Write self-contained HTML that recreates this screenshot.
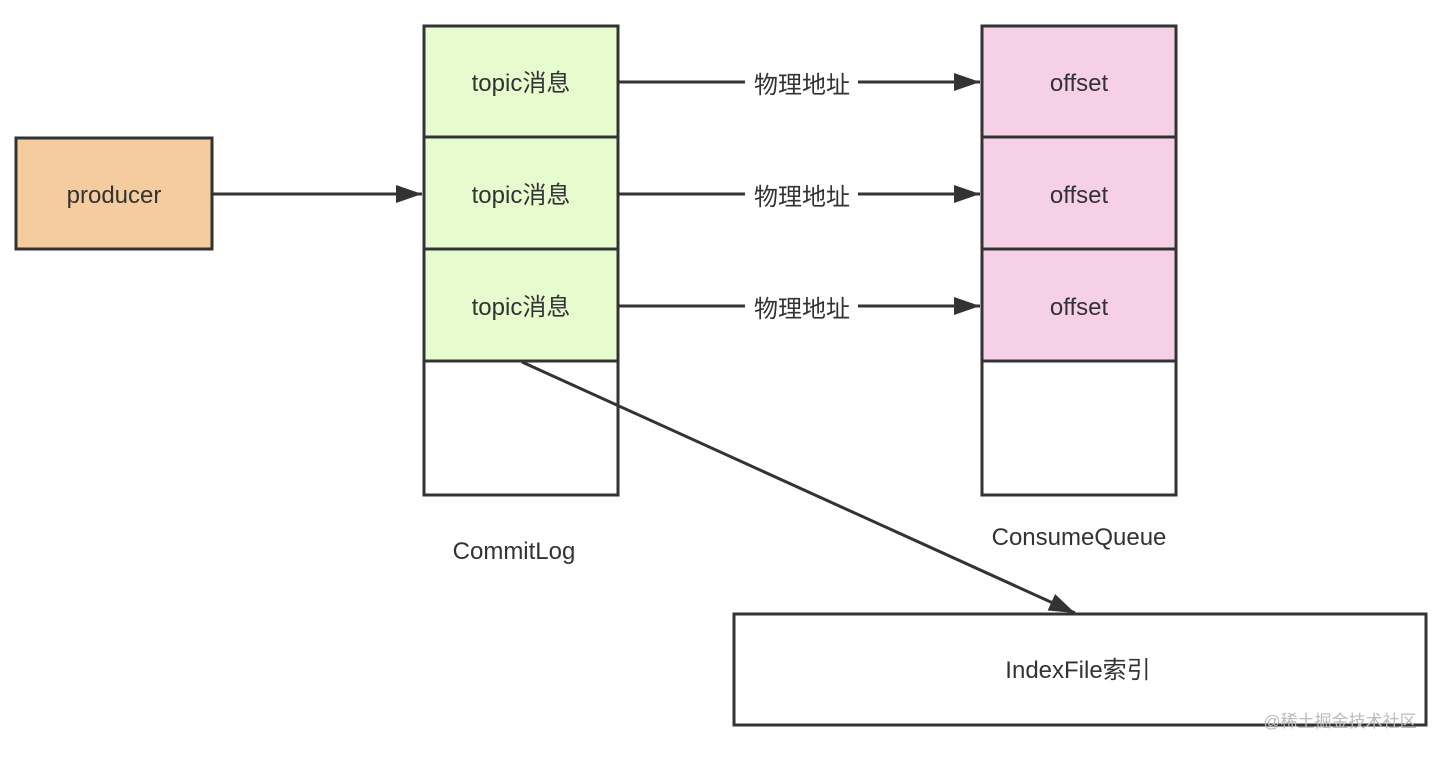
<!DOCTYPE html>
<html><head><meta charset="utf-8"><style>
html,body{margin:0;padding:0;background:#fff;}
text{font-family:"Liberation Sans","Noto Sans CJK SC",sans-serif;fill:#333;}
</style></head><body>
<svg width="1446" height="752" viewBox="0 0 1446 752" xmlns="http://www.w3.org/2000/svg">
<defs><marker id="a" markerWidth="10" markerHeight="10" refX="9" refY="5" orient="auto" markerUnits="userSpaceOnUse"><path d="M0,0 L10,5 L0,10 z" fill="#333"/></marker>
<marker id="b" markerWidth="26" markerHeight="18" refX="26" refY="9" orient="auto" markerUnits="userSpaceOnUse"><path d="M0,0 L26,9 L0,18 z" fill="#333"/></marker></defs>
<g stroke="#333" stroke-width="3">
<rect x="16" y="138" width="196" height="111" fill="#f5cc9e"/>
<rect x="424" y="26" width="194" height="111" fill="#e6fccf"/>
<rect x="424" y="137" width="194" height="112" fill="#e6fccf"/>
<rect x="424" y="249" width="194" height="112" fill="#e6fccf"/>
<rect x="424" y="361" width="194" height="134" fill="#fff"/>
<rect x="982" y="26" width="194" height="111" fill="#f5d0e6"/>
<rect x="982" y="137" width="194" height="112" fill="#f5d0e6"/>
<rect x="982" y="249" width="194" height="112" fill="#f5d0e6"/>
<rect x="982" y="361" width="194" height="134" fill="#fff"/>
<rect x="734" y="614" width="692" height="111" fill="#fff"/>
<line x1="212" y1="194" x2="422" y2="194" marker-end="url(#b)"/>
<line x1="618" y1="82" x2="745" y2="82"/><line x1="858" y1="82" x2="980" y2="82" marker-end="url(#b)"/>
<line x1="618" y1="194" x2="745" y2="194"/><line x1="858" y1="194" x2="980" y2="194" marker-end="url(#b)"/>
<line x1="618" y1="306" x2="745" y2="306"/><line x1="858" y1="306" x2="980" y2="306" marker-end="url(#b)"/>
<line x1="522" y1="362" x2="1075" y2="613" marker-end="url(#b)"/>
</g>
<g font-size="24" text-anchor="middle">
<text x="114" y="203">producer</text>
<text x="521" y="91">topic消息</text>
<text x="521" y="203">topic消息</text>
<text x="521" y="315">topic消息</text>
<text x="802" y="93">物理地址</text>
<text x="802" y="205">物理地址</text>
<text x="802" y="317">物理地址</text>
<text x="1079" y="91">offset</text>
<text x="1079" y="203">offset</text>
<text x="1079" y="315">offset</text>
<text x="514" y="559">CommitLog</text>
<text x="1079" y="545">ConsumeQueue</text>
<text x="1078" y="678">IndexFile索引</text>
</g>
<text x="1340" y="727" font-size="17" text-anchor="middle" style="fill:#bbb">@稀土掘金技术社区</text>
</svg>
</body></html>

◆ ◆ ◆ ◆ ◆

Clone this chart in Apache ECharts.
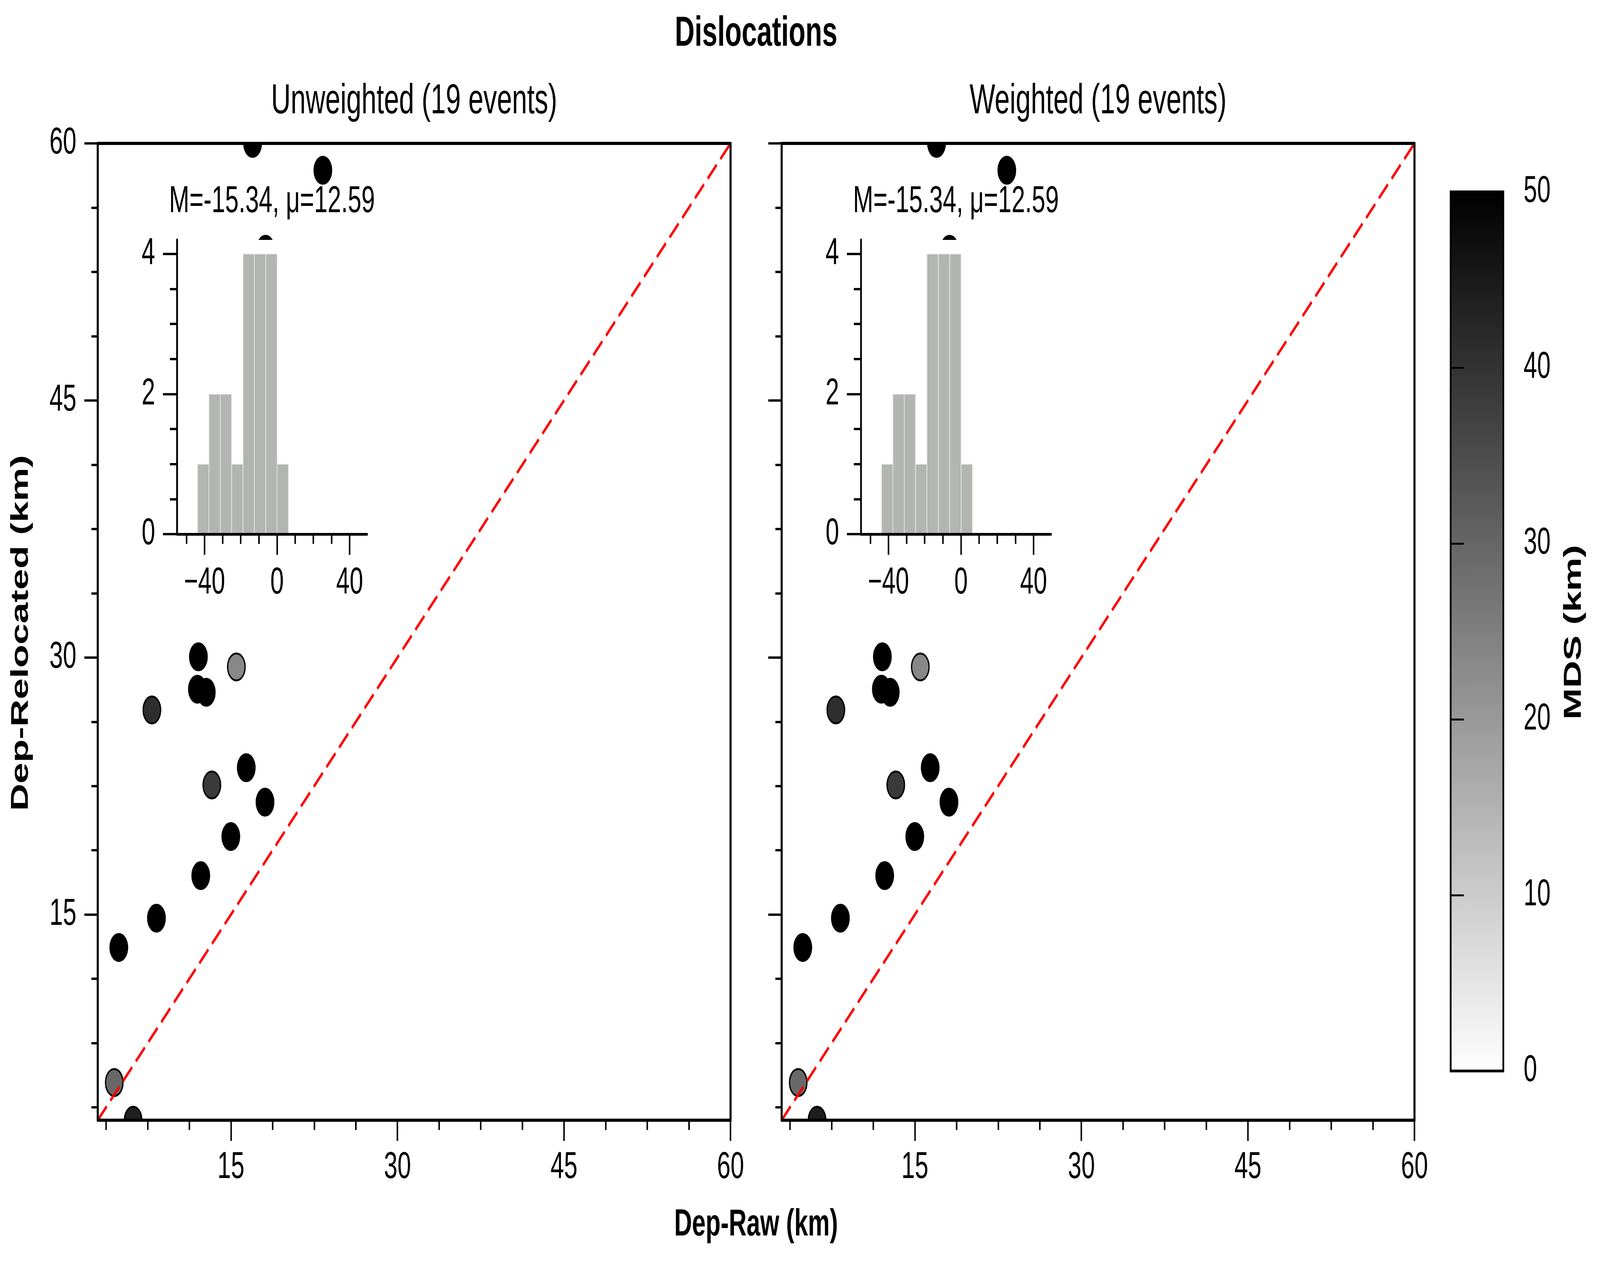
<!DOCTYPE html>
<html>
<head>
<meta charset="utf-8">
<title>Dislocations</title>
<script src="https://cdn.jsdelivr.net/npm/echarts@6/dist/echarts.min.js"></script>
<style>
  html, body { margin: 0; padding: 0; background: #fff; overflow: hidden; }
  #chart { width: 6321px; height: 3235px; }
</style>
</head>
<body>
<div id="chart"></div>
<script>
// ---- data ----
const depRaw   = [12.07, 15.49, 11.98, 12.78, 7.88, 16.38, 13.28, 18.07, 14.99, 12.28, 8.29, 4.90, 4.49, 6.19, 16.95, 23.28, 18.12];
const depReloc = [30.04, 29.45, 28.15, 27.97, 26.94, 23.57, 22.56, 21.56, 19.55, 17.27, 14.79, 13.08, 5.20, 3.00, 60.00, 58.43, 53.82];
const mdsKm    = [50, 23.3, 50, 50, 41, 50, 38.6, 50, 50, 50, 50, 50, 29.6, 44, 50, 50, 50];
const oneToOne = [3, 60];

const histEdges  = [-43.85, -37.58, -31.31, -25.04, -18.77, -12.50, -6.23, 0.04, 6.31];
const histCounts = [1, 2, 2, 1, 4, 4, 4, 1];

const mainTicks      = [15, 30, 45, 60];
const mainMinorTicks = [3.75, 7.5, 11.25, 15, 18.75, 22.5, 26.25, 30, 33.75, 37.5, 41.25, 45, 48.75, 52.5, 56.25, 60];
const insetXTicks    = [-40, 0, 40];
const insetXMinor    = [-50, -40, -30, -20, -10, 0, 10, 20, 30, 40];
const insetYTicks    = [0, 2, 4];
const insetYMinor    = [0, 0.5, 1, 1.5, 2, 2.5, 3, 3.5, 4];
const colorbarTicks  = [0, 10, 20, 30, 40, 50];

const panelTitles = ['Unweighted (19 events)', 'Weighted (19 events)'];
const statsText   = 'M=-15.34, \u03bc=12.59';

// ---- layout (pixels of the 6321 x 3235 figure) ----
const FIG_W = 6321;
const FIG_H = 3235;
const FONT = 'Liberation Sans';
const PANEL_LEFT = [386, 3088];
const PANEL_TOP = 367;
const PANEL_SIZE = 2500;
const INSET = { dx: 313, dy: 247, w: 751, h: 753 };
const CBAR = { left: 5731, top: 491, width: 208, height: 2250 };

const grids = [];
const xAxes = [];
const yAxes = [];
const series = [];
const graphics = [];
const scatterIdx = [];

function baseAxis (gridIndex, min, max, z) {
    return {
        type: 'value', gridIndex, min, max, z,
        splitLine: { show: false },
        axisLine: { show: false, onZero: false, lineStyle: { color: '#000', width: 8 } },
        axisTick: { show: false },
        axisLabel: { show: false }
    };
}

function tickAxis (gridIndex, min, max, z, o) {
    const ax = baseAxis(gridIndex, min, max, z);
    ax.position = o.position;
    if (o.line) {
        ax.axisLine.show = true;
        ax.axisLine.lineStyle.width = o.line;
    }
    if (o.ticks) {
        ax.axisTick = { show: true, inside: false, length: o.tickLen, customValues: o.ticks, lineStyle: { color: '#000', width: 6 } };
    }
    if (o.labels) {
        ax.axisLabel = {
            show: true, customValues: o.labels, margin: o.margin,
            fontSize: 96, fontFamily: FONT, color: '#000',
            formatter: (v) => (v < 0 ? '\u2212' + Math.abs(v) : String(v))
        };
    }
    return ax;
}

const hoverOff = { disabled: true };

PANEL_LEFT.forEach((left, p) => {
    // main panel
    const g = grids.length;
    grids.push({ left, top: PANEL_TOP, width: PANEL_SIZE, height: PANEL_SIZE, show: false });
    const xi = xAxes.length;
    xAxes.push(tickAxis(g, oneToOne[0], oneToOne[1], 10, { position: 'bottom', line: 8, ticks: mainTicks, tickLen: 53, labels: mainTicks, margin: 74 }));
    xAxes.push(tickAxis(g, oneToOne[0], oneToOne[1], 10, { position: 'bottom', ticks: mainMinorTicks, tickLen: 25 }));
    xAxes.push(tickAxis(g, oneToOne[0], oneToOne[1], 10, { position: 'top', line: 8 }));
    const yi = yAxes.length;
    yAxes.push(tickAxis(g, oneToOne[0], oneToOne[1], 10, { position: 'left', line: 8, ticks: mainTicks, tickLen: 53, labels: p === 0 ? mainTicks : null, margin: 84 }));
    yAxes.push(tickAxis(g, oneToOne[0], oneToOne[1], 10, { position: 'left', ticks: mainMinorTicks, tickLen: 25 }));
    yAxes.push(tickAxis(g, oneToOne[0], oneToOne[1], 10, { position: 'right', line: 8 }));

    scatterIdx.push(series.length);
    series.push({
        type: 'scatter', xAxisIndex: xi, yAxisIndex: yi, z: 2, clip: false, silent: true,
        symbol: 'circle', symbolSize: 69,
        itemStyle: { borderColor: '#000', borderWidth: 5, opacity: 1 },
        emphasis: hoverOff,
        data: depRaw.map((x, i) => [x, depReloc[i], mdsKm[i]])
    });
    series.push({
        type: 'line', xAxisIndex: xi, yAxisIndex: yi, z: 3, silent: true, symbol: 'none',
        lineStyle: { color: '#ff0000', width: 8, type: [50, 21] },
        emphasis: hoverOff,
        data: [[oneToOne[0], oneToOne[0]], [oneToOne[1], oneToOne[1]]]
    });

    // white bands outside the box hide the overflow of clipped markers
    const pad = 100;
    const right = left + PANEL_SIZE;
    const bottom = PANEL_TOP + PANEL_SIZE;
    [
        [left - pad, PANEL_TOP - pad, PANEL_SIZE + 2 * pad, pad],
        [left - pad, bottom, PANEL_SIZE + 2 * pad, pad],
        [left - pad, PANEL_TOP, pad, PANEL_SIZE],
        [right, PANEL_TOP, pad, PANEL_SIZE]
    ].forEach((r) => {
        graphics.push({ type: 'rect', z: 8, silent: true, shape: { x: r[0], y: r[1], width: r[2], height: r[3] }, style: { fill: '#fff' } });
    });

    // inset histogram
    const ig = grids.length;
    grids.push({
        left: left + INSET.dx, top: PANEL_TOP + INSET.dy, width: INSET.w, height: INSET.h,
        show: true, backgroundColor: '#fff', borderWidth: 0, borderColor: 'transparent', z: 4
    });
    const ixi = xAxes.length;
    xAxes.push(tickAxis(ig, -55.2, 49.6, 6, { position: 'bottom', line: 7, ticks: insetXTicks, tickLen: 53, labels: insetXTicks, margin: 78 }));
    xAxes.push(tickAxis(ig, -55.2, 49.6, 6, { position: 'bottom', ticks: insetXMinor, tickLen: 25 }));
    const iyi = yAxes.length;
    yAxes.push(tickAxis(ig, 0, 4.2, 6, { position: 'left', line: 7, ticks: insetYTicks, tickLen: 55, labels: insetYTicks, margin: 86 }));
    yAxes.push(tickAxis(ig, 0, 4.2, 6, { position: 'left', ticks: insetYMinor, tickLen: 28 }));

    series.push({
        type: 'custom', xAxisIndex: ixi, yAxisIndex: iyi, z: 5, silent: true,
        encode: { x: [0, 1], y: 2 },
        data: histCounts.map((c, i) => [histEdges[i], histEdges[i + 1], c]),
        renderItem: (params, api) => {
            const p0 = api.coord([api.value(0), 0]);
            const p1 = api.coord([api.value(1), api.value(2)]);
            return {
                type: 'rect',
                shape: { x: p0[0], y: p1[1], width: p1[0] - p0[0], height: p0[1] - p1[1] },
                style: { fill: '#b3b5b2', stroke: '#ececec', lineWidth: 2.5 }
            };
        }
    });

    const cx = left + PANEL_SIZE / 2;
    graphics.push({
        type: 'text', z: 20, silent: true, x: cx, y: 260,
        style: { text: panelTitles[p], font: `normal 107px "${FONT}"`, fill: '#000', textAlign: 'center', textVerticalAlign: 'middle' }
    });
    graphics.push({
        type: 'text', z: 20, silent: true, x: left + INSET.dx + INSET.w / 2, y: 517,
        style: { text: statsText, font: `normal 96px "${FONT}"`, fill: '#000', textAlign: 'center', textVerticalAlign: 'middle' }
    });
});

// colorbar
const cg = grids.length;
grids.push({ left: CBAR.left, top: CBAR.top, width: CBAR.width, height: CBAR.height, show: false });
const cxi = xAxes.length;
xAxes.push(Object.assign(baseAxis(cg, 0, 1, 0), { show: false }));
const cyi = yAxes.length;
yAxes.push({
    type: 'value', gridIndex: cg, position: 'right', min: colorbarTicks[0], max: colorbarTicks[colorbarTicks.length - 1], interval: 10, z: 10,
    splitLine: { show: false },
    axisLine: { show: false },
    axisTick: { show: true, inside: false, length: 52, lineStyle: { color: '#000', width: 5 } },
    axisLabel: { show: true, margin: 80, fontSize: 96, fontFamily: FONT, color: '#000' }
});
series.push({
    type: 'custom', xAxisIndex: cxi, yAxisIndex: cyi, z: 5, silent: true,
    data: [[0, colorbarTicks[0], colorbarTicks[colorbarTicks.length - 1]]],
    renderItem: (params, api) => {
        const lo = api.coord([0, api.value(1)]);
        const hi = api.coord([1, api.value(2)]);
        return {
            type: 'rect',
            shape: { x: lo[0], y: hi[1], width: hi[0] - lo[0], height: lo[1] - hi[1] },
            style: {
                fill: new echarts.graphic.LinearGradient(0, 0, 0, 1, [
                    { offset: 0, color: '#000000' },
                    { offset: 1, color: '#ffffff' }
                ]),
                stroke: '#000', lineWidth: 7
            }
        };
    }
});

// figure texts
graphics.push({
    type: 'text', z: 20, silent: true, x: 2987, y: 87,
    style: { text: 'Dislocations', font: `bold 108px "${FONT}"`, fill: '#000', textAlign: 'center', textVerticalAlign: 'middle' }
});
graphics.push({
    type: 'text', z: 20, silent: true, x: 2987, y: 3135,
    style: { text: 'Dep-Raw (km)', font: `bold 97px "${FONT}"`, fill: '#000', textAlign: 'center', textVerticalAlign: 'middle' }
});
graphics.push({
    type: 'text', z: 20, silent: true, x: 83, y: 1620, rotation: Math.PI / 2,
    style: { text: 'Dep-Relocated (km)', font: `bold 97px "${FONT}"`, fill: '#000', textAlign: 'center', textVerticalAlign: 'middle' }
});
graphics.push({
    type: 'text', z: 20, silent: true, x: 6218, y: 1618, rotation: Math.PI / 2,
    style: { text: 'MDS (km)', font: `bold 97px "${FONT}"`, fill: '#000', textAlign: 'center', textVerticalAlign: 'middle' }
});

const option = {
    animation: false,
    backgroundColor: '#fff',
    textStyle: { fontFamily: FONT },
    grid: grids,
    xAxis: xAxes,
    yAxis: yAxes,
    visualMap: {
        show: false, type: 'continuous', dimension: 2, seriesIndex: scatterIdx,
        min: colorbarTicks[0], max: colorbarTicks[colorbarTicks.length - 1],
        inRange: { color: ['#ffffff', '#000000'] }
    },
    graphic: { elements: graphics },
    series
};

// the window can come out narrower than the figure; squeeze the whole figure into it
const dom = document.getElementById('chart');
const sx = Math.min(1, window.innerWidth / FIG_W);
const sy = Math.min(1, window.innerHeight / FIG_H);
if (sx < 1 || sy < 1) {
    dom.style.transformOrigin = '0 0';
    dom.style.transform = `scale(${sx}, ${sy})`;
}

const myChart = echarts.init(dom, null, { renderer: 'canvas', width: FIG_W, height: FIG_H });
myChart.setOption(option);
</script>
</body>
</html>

◆ ◆ ◆ ◆ ◆

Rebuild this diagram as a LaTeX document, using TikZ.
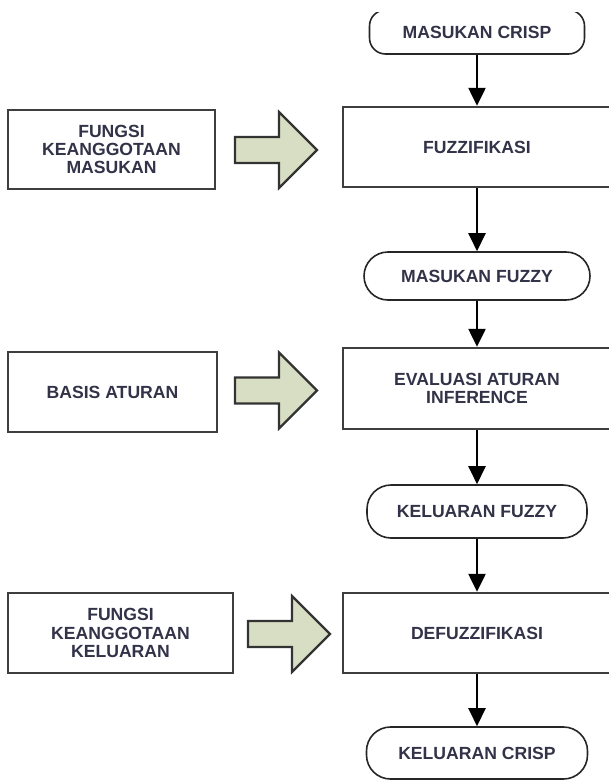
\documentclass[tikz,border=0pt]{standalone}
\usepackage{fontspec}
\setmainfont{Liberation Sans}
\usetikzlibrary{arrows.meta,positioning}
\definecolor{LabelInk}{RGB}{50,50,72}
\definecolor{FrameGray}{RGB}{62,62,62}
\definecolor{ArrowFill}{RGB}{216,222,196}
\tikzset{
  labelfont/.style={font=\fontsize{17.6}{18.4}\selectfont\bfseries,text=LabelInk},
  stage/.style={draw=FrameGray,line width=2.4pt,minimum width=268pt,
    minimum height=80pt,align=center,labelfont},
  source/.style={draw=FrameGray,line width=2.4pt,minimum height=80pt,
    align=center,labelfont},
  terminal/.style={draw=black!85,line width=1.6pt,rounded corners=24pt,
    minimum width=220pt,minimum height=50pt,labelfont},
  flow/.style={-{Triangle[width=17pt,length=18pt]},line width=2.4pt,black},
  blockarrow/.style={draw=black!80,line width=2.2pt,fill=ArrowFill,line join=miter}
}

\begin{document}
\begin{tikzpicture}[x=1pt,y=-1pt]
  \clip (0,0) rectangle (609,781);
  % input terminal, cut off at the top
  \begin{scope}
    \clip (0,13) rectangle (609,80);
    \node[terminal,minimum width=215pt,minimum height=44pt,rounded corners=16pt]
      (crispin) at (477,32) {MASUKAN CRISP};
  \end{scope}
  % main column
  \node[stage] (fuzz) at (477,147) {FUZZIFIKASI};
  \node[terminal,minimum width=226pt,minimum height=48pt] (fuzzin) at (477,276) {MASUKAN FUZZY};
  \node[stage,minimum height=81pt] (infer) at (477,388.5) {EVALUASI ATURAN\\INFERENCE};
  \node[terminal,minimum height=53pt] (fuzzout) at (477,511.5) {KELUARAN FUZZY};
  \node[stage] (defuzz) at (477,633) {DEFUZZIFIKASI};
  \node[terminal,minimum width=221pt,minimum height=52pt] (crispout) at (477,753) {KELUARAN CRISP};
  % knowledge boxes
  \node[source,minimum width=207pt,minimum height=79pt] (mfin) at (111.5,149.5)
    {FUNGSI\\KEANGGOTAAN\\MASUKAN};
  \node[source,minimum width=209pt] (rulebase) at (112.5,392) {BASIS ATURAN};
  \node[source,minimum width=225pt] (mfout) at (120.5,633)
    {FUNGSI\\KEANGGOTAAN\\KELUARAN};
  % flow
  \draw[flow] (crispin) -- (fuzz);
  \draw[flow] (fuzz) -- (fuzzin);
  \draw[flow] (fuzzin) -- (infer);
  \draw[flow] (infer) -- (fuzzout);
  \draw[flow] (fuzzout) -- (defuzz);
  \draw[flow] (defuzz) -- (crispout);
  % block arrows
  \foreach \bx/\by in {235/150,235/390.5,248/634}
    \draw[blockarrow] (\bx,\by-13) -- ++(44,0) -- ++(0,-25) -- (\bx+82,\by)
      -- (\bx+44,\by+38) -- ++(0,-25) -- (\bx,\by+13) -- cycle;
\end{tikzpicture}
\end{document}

◆ ◆ ◆ ◆ ◆

Leave the pictures out and copy exactly the lines from the one with "Clone this chart in Apache ECharts." through the one with "const histCounts = [1, 2, 2, 1, 4, 4, 4, 1];", nothing more.

§ ANSWER:
Clone this chart in Apache ECharts.
<!DOCTYPE html>
<html>
<head>
<meta charset="utf-8">
<title>Dislocations</title>
<script src="https://cdn.jsdelivr.net/npm/echarts@6/dist/echarts.min.js"></script>
<style>
  html, body { margin: 0; padding: 0; background: #fff; overflow: hidden; }
  #chart { width: 6321px; height: 3235px; }
</style>
</head>
<body>
<div id="chart"></div>
<script>
// ---- data ----
const depRaw   = [12.07, 15.49, 11.98, 12.78, 7.88, 16.38, 13.28, 18.07, 14.99, 12.28, 8.29, 4.90, 4.49, 6.19, 16.95, 23.28, 18.12];
const depReloc = [30.04, 29.45, 28.15, 27.97, 26.94, 23.57, 22.56, 21.56, 19.55, 17.27, 14.79, 13.08, 5.20, 3.00, 60.00, 58.43, 53.82];
const mdsKm    = [50, 23.3, 50, 50, 41, 50, 38.6, 50, 50, 50, 50, 50, 29.6, 44, 50, 50, 50];
const oneToOne = [3, 60];

const histEdges  = [-43.85, -37.58, -31.31, -25.04, -18.77, -12.50, -6.23, 0.04, 6.31];
const histCounts = [1, 2, 2, 1, 4, 4, 4, 1];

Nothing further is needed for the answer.